| Task to carry out |
Leave out the pictures and return every entry exactly as it appears.

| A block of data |
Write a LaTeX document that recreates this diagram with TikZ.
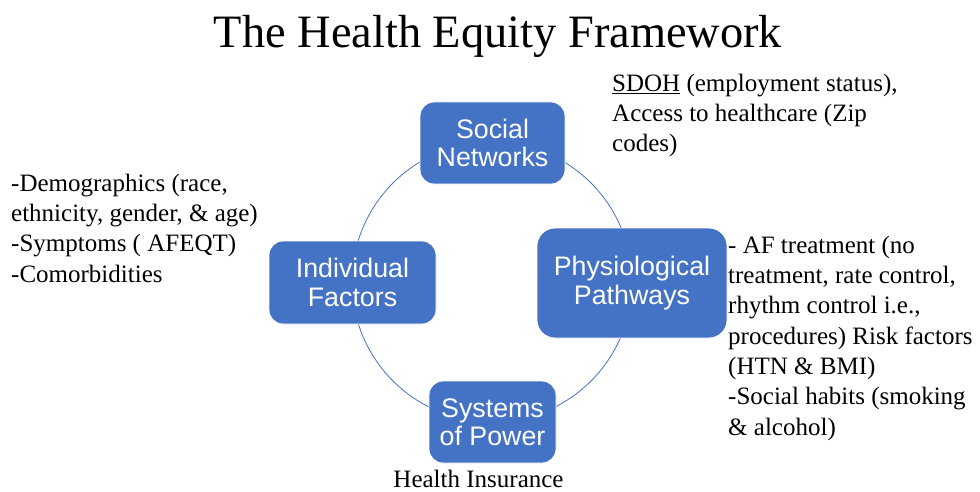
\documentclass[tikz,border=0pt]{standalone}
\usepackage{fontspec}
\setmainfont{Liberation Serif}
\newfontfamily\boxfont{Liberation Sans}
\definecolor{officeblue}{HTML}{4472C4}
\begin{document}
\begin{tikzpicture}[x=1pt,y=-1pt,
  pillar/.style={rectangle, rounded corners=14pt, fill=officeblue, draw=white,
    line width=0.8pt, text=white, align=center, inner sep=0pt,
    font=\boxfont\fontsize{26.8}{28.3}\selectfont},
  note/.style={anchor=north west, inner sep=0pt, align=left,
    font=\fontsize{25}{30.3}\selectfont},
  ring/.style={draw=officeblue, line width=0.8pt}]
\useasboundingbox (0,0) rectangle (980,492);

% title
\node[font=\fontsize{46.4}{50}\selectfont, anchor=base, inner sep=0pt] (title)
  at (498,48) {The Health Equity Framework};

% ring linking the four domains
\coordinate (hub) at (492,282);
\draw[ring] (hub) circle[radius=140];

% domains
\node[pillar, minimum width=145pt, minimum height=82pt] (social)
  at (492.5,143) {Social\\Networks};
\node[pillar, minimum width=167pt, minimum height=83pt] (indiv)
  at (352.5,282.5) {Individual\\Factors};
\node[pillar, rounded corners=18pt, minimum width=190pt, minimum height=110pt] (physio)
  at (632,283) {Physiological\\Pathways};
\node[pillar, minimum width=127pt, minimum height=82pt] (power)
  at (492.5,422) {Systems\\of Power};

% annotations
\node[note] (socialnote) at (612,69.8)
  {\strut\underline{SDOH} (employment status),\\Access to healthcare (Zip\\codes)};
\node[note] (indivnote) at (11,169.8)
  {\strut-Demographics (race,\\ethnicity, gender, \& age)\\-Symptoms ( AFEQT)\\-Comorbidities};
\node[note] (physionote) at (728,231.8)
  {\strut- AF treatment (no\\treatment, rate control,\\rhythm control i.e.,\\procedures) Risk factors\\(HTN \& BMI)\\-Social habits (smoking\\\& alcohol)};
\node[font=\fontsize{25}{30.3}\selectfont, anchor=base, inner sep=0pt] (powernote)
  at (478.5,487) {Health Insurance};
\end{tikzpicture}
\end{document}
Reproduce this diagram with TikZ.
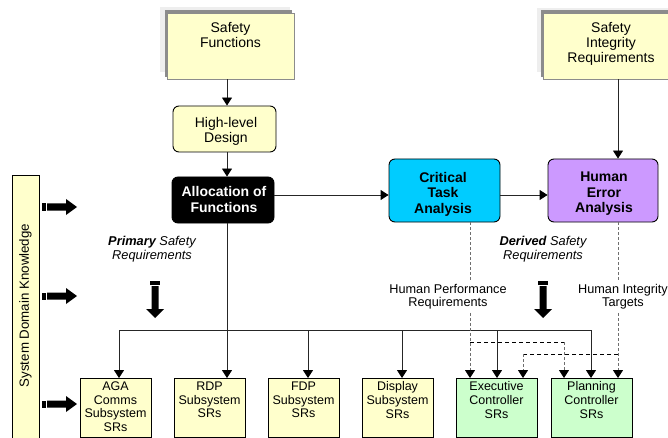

| Answer for the task |
Write a LaTeX document that recreates this diagram with TikZ.
\documentclass[tikz,border=0pt]{standalone}
\usepackage{fontspec}
\setmainfont{Liberation Serif}
\newfontfamily\boxfont{Liberation Sans}
\definecolor{officeblue}{HTML}{4472C4}
\begin{document}
\begin{tikzpicture}[x=1pt,y=-1pt,
  pillar/.style={rectangle, rounded corners=14pt, fill=officeblue, draw=white,
    line width=0.8pt, text=white, align=center, inner sep=0pt,
    font=\boxfont\fontsize{26.8}{28.3}\selectfont},
  note/.style={anchor=north west, inner sep=0pt, align=left,
    font=\fontsize{25}{30.3}\selectfont},
  ring/.style={draw=officeblue, line width=0.8pt}]
\useasboundingbox (0,0) rectangle (980,492);

% title
\node[font=\fontsize{46.4}{50}\selectfont, anchor=base, inner sep=0pt] (title)
  at (498,48) {The Health Equity Framework};

% ring linking the four domains
\coordinate (hub) at (492,282);
\draw[ring] (hub) circle[radius=140];

% domains
\node[pillar, minimum width=145pt, minimum height=82pt] (social)
  at (492.5,143) {Social\\Networks};
\node[pillar, minimum width=167pt, minimum height=83pt] (indiv)
  at (352.5,282.5) {Individual\\Factors};
\node[pillar, rounded corners=18pt, minimum width=190pt, minimum height=110pt] (physio)
  at (632,283) {Physiological\\Pathways};
\node[pillar, minimum width=127pt, minimum height=82pt] (power)
  at (492.5,422) {Systems\\of Power};

% annotations
\node[note] (socialnote) at (612,69.8)
  {\strut\underline{SDOH} (employment status),\\Access to healthcare (Zip\\codes)};
\node[note] (indivnote) at (11,169.8)
  {\strut-Demographics (race,\\ethnicity, gender, \& age)\\-Symptoms ( AFEQT)\\-Comorbidities};
\node[note] (physionote) at (728,231.8)
  {\strut- AF treatment (no\\treatment, rate control,\\rhythm control i.e.,\\procedures) Risk factors\\(HTN \& BMI)\\-Social habits (smoking\\\& alcohol)};
\node[font=\fontsize{25}{30.3}\selectfont, anchor=base, inner sep=0pt] (powernote)
  at (478.5,487) {Health Insurance};
\end{tikzpicture}
\end{document}
Reproduce this diagram with TikZ.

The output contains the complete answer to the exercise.